First, lasting joy comes from focusing on the surpassing gain of knowing Christ, rather than on the temporal gains or losses on this world.
Ok, ok, I know this all sounds a bit too otherworldly to be of any earthly good, but hear me out. In the previous verses of his letter, Paul had just been listing for the Philippians a set of his worldly accomplishments—his pedigree, his resume of accomplishments, his reputation. And we each have such a list, don’t we? We each have a set of degrees framed on walls, or a list of social organizations in which we hold memberships, or a list of property holdings and bank accounts. But Paul is saying that all of these things, noble in their own way, have only temporary ability to provide joy. Eventually we will be separated from each of these treasures, by time, by our own mistakes, by shifts in global economies, or just by our own death. And what then?
Paul urges his readers to keep invested in the only relationship that will transcend all of life’s ups and downs, and will even transcend death itself. And that is our relationship with God, through Christ. When Paul thinks about that relationship, his heart swells with joy and gratitude, for he knows that it is pure grace from God that makes that relationship possible in the first place. We do not find Christ. He finds us. Our Christian faith is not our accomplishment. It is God’s accomplishment. And therefore, Paul considers that relationship his greatest gain in life, so great that all else in his life seems by comparison to be mere rubbish. He uses a strong word for this comparison to emphasize his point, he compares even his greatest accomplishments and resume strengths to a word that is best translated “street rubbish, excrement.” Strong image, to be sure. But Paul does not hesitate to drive home his point. The path to joy is only found on keeping a very loose grasp on that which the world grips so hard, and instead focusing one’s grasp on the surpassing value of knowing Christ, and being known by Him. Nothing else in life can replace that joy. Nothing.

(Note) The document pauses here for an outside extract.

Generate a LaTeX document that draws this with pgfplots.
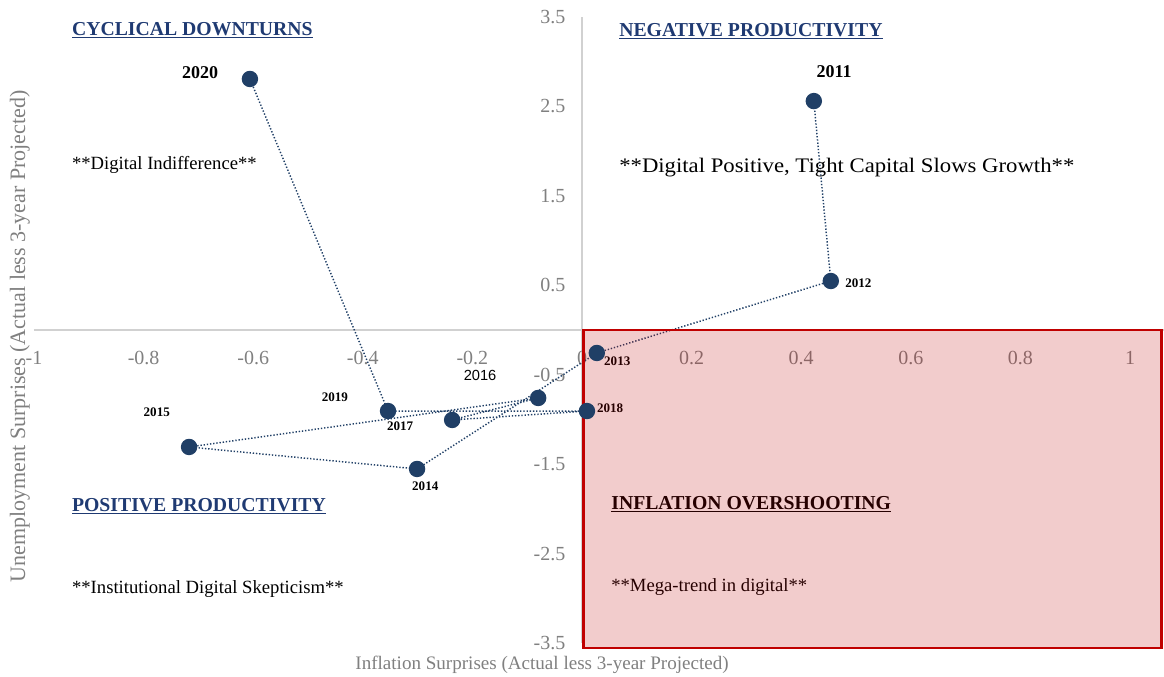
\documentclass[border=0pt]{standalone}
\usepackage{fontspec}
\setmainfont{Liberation Serif}
\newfontfamily\sansf{Liberation Sans}
\usepackage{graphicx}
\usepackage{pgfplots}
\pgfplotsset{compat=1.18}
\definecolor{navy}{HTML}{203F66}
\definecolor{headnavy}{HTML}{1F3A72}
\definecolor{tickgray}{HTML}{808080}
\definecolor{boxred}{HTML}{C00000}
\begin{document}
\begin{tikzpicture}[x=1pt,y=1pt]
\begin{axis}[
  scale only axis,
  width=847.5pt, height=469.5pt,
  xmin=-1, xmax=1.062, ymin=-3.5, ymax=3.5,
  axis lines=middle,
  axis line style={draw=black!18, line width=0.8pt, -},
  xtick={-1,-0.8,-0.6,-0.4,-0.2,0,0.2,0.4,0.6,0.8,1},
  ytick={-3.5,-2.5,-1.5,-0.5,0.5,1.5,2.5,3.5},
  hide obscured x ticks=false,
  hide obscured y ticks=false,
  major tick length=0pt,
  tick style={draw=none},
  /pgf/number format/assume math mode=true,
  xticklabel style={font=\fontsize{15}{16}\selectfont, text=tickgray, anchor=center, yshift=-21pt},
  yticklabel style={font=\fontsize{15}{16}\selectfont, text=tickgray, anchor=east, xshift=-9pt},
  xticklabel={\pgfmathprintnumber[fixed]{\tick}},
  yticklabel={\pgfmathprintnumber[fixed,precision=1]{\tick}},
  xlabel={Inflation Surprises (Actual less 3-year Projected)},
  ylabel={Unemployment Surprises (Actual less 3-year Projected)},
  xlabel style={at={(axis description cs:0.4496,-0.0351)}, anchor=center, font=\fontsize{14.3}{16}\selectfont, text=tickgray},
  ylabel style={at={(axis description cs:-0.0124,0.49)}, anchor=center, rotate=90, font=\fontsize{16.5}{18}\selectfont, text=tickgray},
  clip=false,
]
\addplot[navy, line width=1.1pt, dash pattern=on 1pt off 1.4pt,
  mark=*, mark size=5.6pt, mark options={solid, fill=navy, draw=navy}]
  coordinates {
  (0.423,2.56)   % 2011
  (0.454,0.548)  % 2012
  (0.027,-0.257) % 2013
  (-0.301,-1.554)% 2014
  (-0.717,-1.308)% 2015
  (-0.080,-0.760)% 2016
  (-0.237,-1.006)% 2017
  (0.009,-0.906) % 2018
  (-0.354,-0.906)% 2019
  (-0.606,2.807) % 2020
  };
% quadrant headings
\node[anchor=west, inner sep=0pt, text=headnavy, font=\fontsize{14.8}{16}\selectfont\bfseries] at (axis cs:-0.931,3.355) {\underline{CYCLICAL DOWNTURNS}};
\node[anchor=west, inner sep=0pt, text=headnavy, font=\fontsize{14.8}{16}\selectfont\bfseries] at (axis cs:0.0675,3.343) {\underline{NEGATIVE PRODUCTIVITY}};
\node[anchor=west, inner sep=0pt, text=headnavy, font=\fontsize{14.8}{16}\selectfont\bfseries] at (axis cs:-0.931,-1.968) {\underline{POSITIVE PRODUCTIVITY}};
\node[anchor=west, inner sep=0pt, text=black, font=\fontsize{14.8}{16}\selectfont\bfseries] at (axis cs:0.053,-1.946) {\underline{INFLATION OVERSHOOTING}};
% descriptions
\node[anchor=west, inner sep=0pt, font=\fontsize{14}{16}\selectfont] at (axis cs:-0.931,1.845) {**Digital Indifference**};
\node[anchor=west, inner sep=0pt, font=\fontsize{15.5}{17}\selectfont] at (axis cs:0.0675,1.811) {\scalebox{1.1}[1]{**Digital Positive, Tight Capital Slows Growth**}};
\node[anchor=west, inner sep=0pt, font=\fontsize{14}{16}\selectfont] at (axis cs:-0.931,-2.896) {**Institutional Digital Skepticism**};
\node[anchor=west, inner sep=0pt, font=\fontsize{14}{16}\selectfont] at (axis cs:0.053,-2.874) {**Mega-trend in digital**};
% year labels
\node[font=\fontsize{13.5}{15}\selectfont\bfseries] at (axis cs:-0.697,2.874) {2020};
\node[font=\fontsize{13.5}{15}\selectfont\bfseries] at (axis cs:0.460,2.885) {2011};
\node[anchor=west, inner sep=0pt, font=\fontsize{9.8}{11}\selectfont\bfseries] at (axis cs:0.480,0.526) {2012};
\node[anchor=west, inner sep=0pt, font=\fontsize{9.8}{11}\selectfont\bfseries] at (axis cs:0.040,-0.347) {2013};
\node[anchor=west, inner sep=0pt, font=\fontsize{9.8}{11}\selectfont\bfseries] at (axis cs:0.027,-0.872) {2018};
\node[font=\fontsize{11}{13}\selectfont\sansf] at (axis cs:-0.186,-0.503) {2016};
\node[font=\fontsize{9.8}{11}\selectfont\bfseries] at (axis cs:-0.451,-0.749) {2019};
\node[font=\fontsize{9.8}{11}\selectfont\bfseries] at (axis cs:-0.332,-1.073) {2017};
\node[font=\fontsize{9.8}{11}\selectfont\bfseries] at (axis cs:-0.776,-0.917) {2015};
\node[font=\fontsize{9.8}{11}\selectfont\bfseries] at (axis cs:-0.286,-1.744) {2014};
% shaded quadrant overlay
\fill[boxred, fill opacity=0.2] (axis cs:0.003,0) rectangle (axis cs:1.058,-3.556);
\draw[boxred, line width=2.2pt] (axis cs:0.003,0) rectangle (axis cs:1.058,-3.556);
\end{axis}
\pgfresetboundingbox
\path[use as bounding box] (-25.5pt,-25.5pt) rectangle (847.5pt,482.25pt);
\end{tikzpicture}
\end{document}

The second message from Paul in this reading is the importance of keeping one’s focus on the future, rather than on the past.
Paul borrows an image from the Roman games, and an image every athlete here understands fully. He compares himself to a runner whose eye is on the finish line. Athletes learn early to endure the pain of practice and training in order to be in condition to compete, to win the game. How do they do it? They keep their mind trained on the goal rather than on the temporary muscle pain or boring routine of training. And during the contest, that same athlete keeps his or her eye on the final goal, the finish line. Let past hurts and past accomplishments stay there, in the past. The only way to win is to press forward, not dwell in the past.
In 2002, two women lined up to run in the New York City Marathon. One of them, Kenya’s Margaret Okayo, made headlines by setting a new record winning pace of 2 hours, 22 minutes, 31 seconds. But the other woman, Zoe Koplowitz, ran the entire twenty-six mile race too. Her notice in the papers was not on the front page, but it is no less dramatic. You see, Zoe Koplowitz has diabetes and multiple sclerosis. She completed the grueling race in 29 hours, 45 minutes. She was the last competitor to cross the finish line, more than a full day after the world-class athletes. But if you compare the pictures of both women as they crossed the tape, you see the same inexpressible joy. It is not winning the race; it is finishing that matters. And the only way to finish, at whatever pace, is to keep an eye, not on the clock, but on the finish.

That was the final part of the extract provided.